Summary and Contributions: This paper proposes a slot attention mechanism to learn object-centric representations from perceptual input. The attention mechanism can be introduced on top of CNN features to get the slot representations. The slot representations kindly group the separate objects that may facilitate object discovery, set predication, segmentation, etc. Experimental results shows competitive results on unsupervised object discovery and supervised property prediction tasks. ------------------------------------------------------------ Updates: The rebuttal addresses my concerns and I recommend to accept this work.
Strengths: + The object centric problem is important and the proposed idea is quite interesting. + Systematical experimental demonstration. + The writing is good.
Weaknesses: - The proposed methods are only conducted in simple datasets captured in well-controlled environment. This may limit the application of the proposed methods. It's interesting to see the proposed methods' validity on real images. - Experimental results on object discovery are marginally superior to prior arts. For example, on CLEVR6, only 0.x% improvements exist compared to IODINE. I also notice that "learning rate warmup and an exponential decay schedule in the learning rate are used" where IODINE did not use. It's questionable that with the same tricks and polices, which method is better. - Miss descriptions about how to use slot representations to visualize the whole segmentation mask. - In line 231, the statement is a little bit overclaimed that "on CLEVR6, we can use a batch size of up to 64 on a single V100 GPU as opposed to 4 in IODINE." IODINE uses a 12GB GPU but this paper uses a single V100. The V100's memory ranges from 16Gb to 32GB. Without the same memory cost, it's unfair to compare the batch size of two methods.

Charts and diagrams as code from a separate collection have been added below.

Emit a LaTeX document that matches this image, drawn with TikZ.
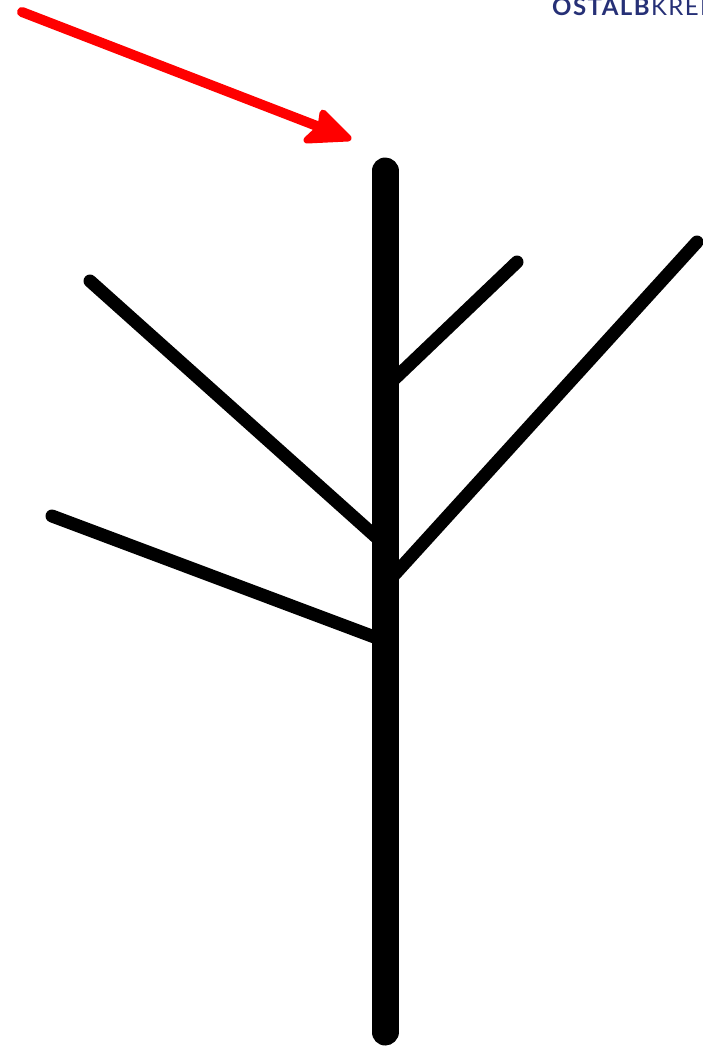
\documentclass[tikz,border=0pt]{standalone}
\usepackage{fontspec}
\setmainfont{Lato}
\definecolor{navy}{RGB}{38,48,118}
\definecolor{arrowred}{RGB}{255,0,0}
\tikzset{
  trunk/.style={line width=27pt, line cap=round},
  branch/.style={line width=13pt, line cap=round},
  pointer/.style={arrowred, line width=10pt, line cap=round, line join=round},
}
\begin{document}
\begin{tikzpicture}[x=1pt,y=-1pt]
\useasboundingbox (0,0) rectangle (703,1047);
\clip (0,0) rectangle (703,1047);
% coordinates
\coordinate (tTop) at (385,171);
\coordinate (tBot) at (385,1032);
\coordinate (b1s) at (517,262);  \coordinate (b1e) at (385,388);
\coordinate (b2s) at (90,281);   \coordinate (b2e) at (385,545);
\coordinate (b3s) at (697,242);  \coordinate (b3e) at (385,585);
\coordinate (b4s) at (52,516);   \coordinate (b4e) at (385,641);
% branches
\draw[branch] (b1s) -- (b1e);
\draw[branch] (b2s) -- (b2e);
\draw[branch] (b3s) -- (b3e);
\draw[branch] (b4s) -- (b4e);
% trunk
\draw[trunk] (tTop) -- (tBot);
% red arrow
\coordinate (aStart) at (22,12);
\coordinate (aTip) at (348,138);
\draw[pointer] (aStart) -- (335,133);
\filldraw[pointer, line width=7pt] (323,113) -- (aTip) -- (307,140) -- (321,127) -- cycle;
% logo text
\node[anchor=base west, inner sep=0pt, text=navy, font=\fontsize{24}{24}\selectfont\addfontfeature{LetterSpace=6}] (logo) at (552,15) {\textbf{OSTALB}KREIS};
\end{tikzpicture}
\end{document}
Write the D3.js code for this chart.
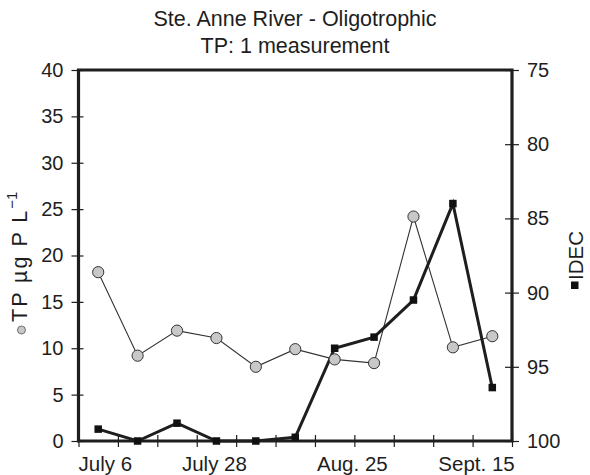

Relation to Prior Work: Yes
Additional Feedback: Although lack experiments on natural images, I think this paper is also valuable to current object discovery and set predication community, and may inspire several applications and improvement.
Summary and Contributions: The paper introduces Slot Attention Networks, which are a new class of neural network which act as conduit between low-level perceptual input and high-level, object-like set structured representations. The module learns to iteratively cluster input features into groups which can be thought of as objects. The output is permutation invariant, any object can appear in any slot, which is enabled by choosing initial object states randomly on each run. ------------------------------------------------------------ Updater after rebuttal: Author feedback was reasonable, recommend acceptance.
Strengths: Method is easy to understand, which is appealing, especially compared to a lot of the work in this area. Seems to cut through past work like MONET and IODINE and simplify it quite a bit, which I think is an important contribution. Empirical evaluation seems relatively thorough. Insights of attention normalized over slots (for each input feature) and random slot initializations for permtuation invariance are quite interesting.
Weaknesses: Would be interesting to compare against Soft K-Means, to see if the improvements over Soft K-Means made in your model make a different. I imagine they would, but it'd be satisfying to see. Also, would like to see a dataset with more complicated backgrounds, even e.g. Rooms from the GQN datasets. And even real-world datasets, as done in IODINE. As far I could see there were no examples shown of objects of the same color adjacent to one one another, how does the model fair in such as case? The grayscale example sort of gets at this, but i'd be more interested to see a case where all objects were same color and same material, to see if network is able to segment base on *shape cues only*.
Relation to Prior Work: Yes.
Additional Feedback: * No mention is made of plans to release code, please release code. * For Hungarian algorithm, what was used as matching distance?